Closed gorbynet closed 5 years ago
thanks @gorbynet
I assume you mean with deep paging? looking into it, not done progress bars before in python
clint is another option
Scott, thanks for picking this up. I'm not sure how it would work (I'm quite inexperienced at Python) but what I meant was that it would be useful to have some way of showing progress when deep paging through a large dataset. That might be a progress bar, or some way of the crossref module feeding back to the calling script so that the script can choose how to reflect that information.
thanks, i'll experiment and ask for your feedback
this is more complicated than i thought. we need i think to have an idea of how many requests we'll make for a progress bar to work.
we're doing requests in a while loop https://github.com/sckott/habanero/blob/master/habanero/request_class.py#L68-L73 - we need to look at total results found by the server and also cursor_max
okay, install from progress-bar
pip3 install --user https://github.com/sckott/habanero/archive/progress-bar.zip
and try e.g.,
from habanero import Crossref
cr = Crossref()
res = cr.works(query = "octopus", cursor = "*", limit = 500, progress_bar = True)
let me know what you think
the progress bar is not integrated into requests - it's only activeated when deep paging - it's just a progress bar on the while loop that uses an estimate of how many requests will be done
any thoughts on this @gorbynet ?
Apologies - this my personal Github account, and I only use the Crossref library for work, and haven't looked at it for months.

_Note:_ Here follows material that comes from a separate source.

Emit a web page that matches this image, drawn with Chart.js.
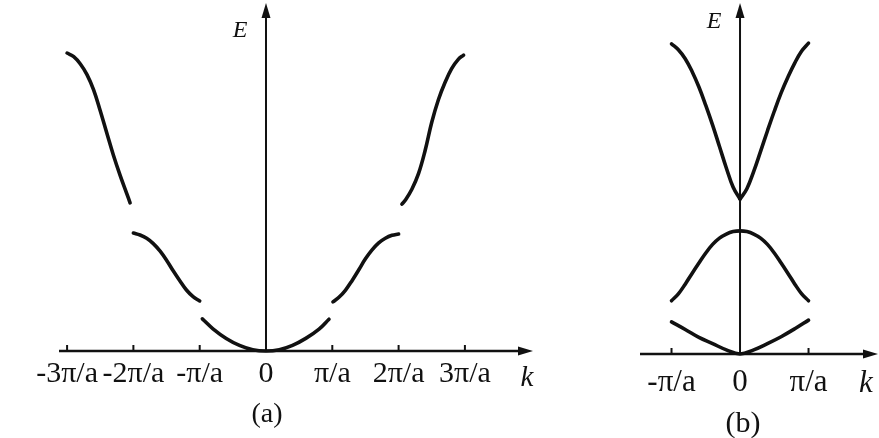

I've got an audit that needs the deep paging, so I'll have a look at this now.
Hi @sckott , that works perfectly. Thank you!
great, glad it works. I'll merge this into master soon
When systematically retrieving large data sets, it would be useful to have some way of measuring progress through the data harvest, e.g. show how many records have been retrieved, and how many there are in total, while the retrieval is ongoing.